The more detailed your request can be, the better it will be for us to understand your requirements w.r.t to the new feature. We can't guarantee a new HW/SW feature will be added. But to maximize your chances, here are some things to consider when presenting your feature request.

• How the new feature (and it's required certifications) will affect the overall cost of the chip. Keep in mind that the ESP32 is still mostly used in home IoT scenarios, and some of those use cases are very cost sensitive.
  • Can the feature added in-module, or in-package, instead of in-silicon. This can help isolate some of the costs from the rest of the user base.
  • How many other application scenarios can this feature be used in. Any way the feature can be made more general (RMT is a good example of being multi-purpose).
  • W.R.T automotive/industrial, there's usually a bunch of certifications / conformance tests that are required.
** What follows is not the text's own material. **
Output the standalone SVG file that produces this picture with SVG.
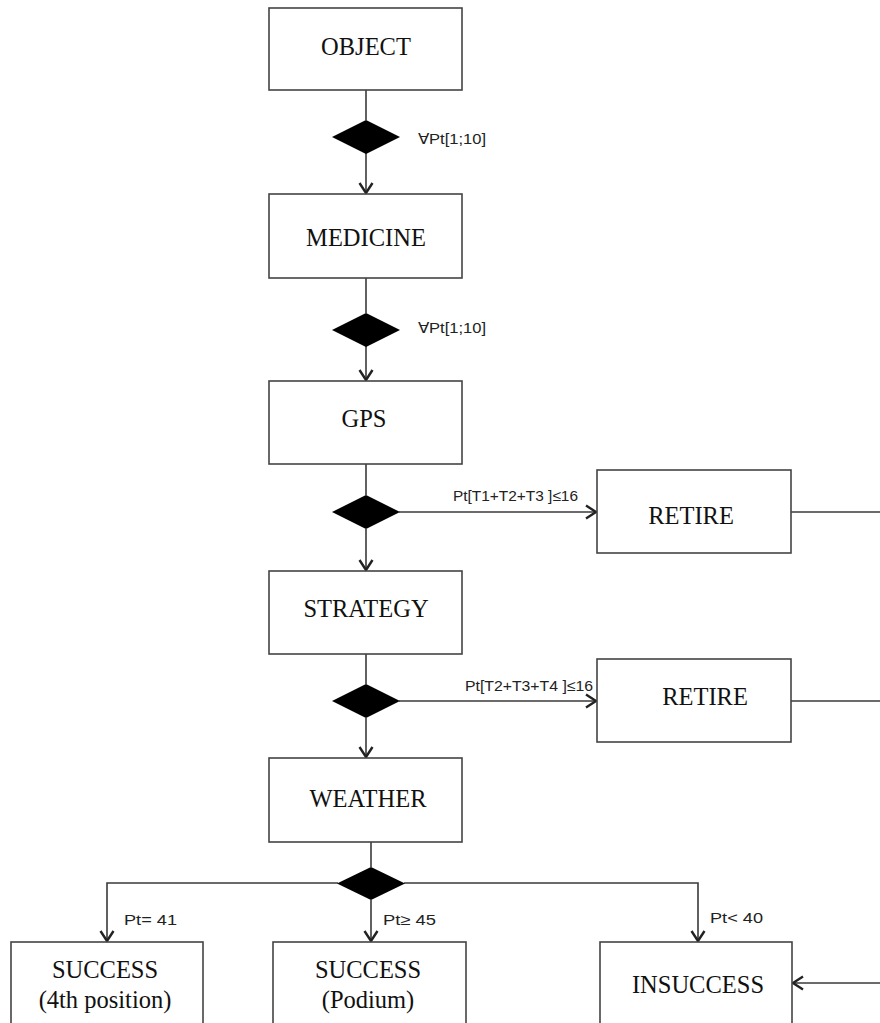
<svg xmlns="http://www.w3.org/2000/svg" width="880" height="1023" viewBox="0 0 880 1023">
<style>
.box{fill:#fff;stroke:#444;stroke-width:1.6}
.dia{fill:#000;stroke:none}
.ln{fill:none;stroke:#3a3a3a;stroke-width:1.6}
.t{font-family:"Liberation Serif","Times New Roman",serif;font-size:24.5px;fill:#111;text-anchor:middle}
.s{font-family:"Liberation Sans",Arial,sans-serif;font-size:15px;fill:#222}
</style>
<defs>
<marker id="ah" markerUnits="userSpaceOnUse" markerWidth="16" markerHeight="16" viewBox="-12 -8 14 16" refX="0" refY="0" orient="auto">
<path d="M-10,-6.5 L0,0 L-10,6.5" fill="none" stroke="#222" stroke-width="2.4"/>
</marker>
</defs>
<rect width="880" height="1023" fill="#fff"/>
<g id="connectors">
<line class="ln" x1="366" y1="90" x2="366" y2="120"/>
<line class="ln" x1="366" y1="153" x2="366" y2="193" marker-end="url(#ah)"/>
<line class="ln" x1="366" y1="278" x2="366" y2="313"/>
<line class="ln" x1="366" y1="346" x2="366" y2="380" marker-end="url(#ah)"/>
<line class="ln" x1="366" y1="464" x2="366" y2="495"/>
<line class="ln" x1="366" y1="529" x2="366" y2="570" marker-end="url(#ah)"/>
<line class="ln" x1="399" y1="512" x2="596" y2="512" marker-end="url(#ah)"/>
<line class="ln" x1="791" y1="512" x2="880" y2="512"/>
<line class="ln" x1="366" y1="654" x2="366" y2="684"/>
<line class="ln" x1="366" y1="718" x2="366" y2="757" marker-end="url(#ah)"/>
<line class="ln" x1="399" y1="701" x2="596" y2="701" marker-end="url(#ah)"/>
<line class="ln" x1="791" y1="701" x2="880" y2="701"/>
<line class="ln" x1="371" y1="842" x2="371" y2="867"/>
<polyline class="ln" points="338,883 107,883 107,941" marker-end="url(#ah)"/>
<line class="ln" x1="371" y1="900" x2="371" y2="941" marker-end="url(#ah)"/>
<polyline class="ln" points="404,883 698,883 698,941" marker-end="url(#ah)"/>
<line class="ln" x1="880" y1="983" x2="793" y2="983" marker-end="url(#ah)"/>
<polygon class="dia" points="366,120 400,137 366,154 332,137"/>
<polygon class="dia" points="366,313 400,330 366,347 332,330"/>
<polygon class="dia" points="366,495 400,512 366,529 332,512"/>
<polygon class="dia" points="366,684 400,701 366,718 332,701"/>
<polygon class="dia" points="371,867 405,883.5 371,900 337,883.5"/>
<text class="s" x="418" y="144" textLength="68" lengthAdjust="spacingAndGlyphs">∀Pt[1;10]</text>
<text class="s" x="418" y="333" textLength="68" lengthAdjust="spacingAndGlyphs">∀Pt[1;10]</text>
<text class="s" x="453" y="501" textLength="125" lengthAdjust="spacingAndGlyphs">Pt[T1+T2+T3 ]≤16</text>
<text class="s" x="465" y="691" textLength="128" lengthAdjust="spacingAndGlyphs">Pt[T2+T3+T4 ]≤16</text>
<text class="s" x="124" y="925" font-size="16" textLength="53" lengthAdjust="spacingAndGlyphs">Pt= 41</text>
<text class="s" x="383" y="925" font-size="16" textLength="53" lengthAdjust="spacingAndGlyphs">Pt≥ 45</text>
<text class="s" x="710" y="923" font-size="16" textLength="53" lengthAdjust="spacingAndGlyphs">Pt&lt; 40</text>
</g>
<g id="object"><rect class="box" x="269" y="8" width="193" height="82"/><text class="t" x="366" y="55">OBJECT</text></g>
<g id="medicine"><rect class="box" x="269" y="194" width="193" height="84"/><text class="t" x="366" y="246">MEDICINE</text></g>
<g id="gps"><rect class="box" x="269" y="381" width="193" height="83"/><text class="t" x="364" y="427">GPS</text></g>
<g id="strategy"><rect class="box" x="269" y="571" width="193" height="83"/><text class="t" x="366" y="617">STRATEGY</text></g>
<g id="weather"><rect class="box" x="269" y="758" width="193" height="84"/><text class="t" x="368" y="807">WEATHER</text></g>
<g id="retire1"><rect class="box" x="597" y="470" width="194" height="83"/><text class="t" x="691" y="524">RETIRE</text></g>
<g id="retire2"><rect class="box" x="597" y="659" width="194" height="83"/><text class="t" x="705" y="705">RETIRE</text></g>
<g id="success4"><rect class="box" x="11" y="942" width="192" height="100"/><text class="t" x="105" y="978">SUCCESS</text><text class="t" x="105" y="1008">(4th position)</text></g>
<g id="successPodium"><rect class="box" x="273" y="942" width="193" height="100"/><text class="t" x="368" y="978">SUCCESS</text><text class="t" x="368" y="1008">(Podium)</text></g>
<g id="insuccess"><rect class="box" x="600" y="942" width="192" height="100"/><text class="t" x="698" y="993">INSUCCESS</text></g>
</svg>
Off the top of my head there are (but not limited to):
    • ISO 16845-1 for the peripheral (i.e., protocol controller)
    • ISO 16845-2 for the transceiver if we end up adding one
    • ISO 26262 / IEC 61508 (not sure if it's required for after market)
    • There could be a lot more (I'm not sure). And also note that certification requirements can vary based on region/country
    • Passing these certifications may also apply to SW, thus will require a large re-engineering effort to ESP-IDF (and any dependent development environments/platforms a customer develops their application using said platforms).
• W.R.T to low-power/sleep/stand-by features you wanted:
  • What overall current draw you aim to achieve
  • Do you prefer to sleep the entire system (e.g., ESP32 + Transceiver) or just the Transceiver
  • What are some the wake-up max latency that must be met
• Any other automotive/industrial features that you think is a feasible request:
  • On the HW/Protocol side: LIN (pretty much just UART), SENT (might be currently doable via RMT), FlexRay (requires license), EtherCAT.
  • On the SW side, maybe support for someone of the network layer protocols (e.g., CANopen, DeviceNet)

You can also consider posting on the ESP32 Forum regarding Automotive/Industrial related feature requests. I would be interested to see what the rest of the ESP32 community can think of.

I'm closing this issue as we've gone quite far from the original SW issue.

[kdschlosser]

We have migrated off topic somewhat, the conversation was quite constructive tho. I will open up a topic in the forum to open a dialog with other people and see what they come up with for ideas.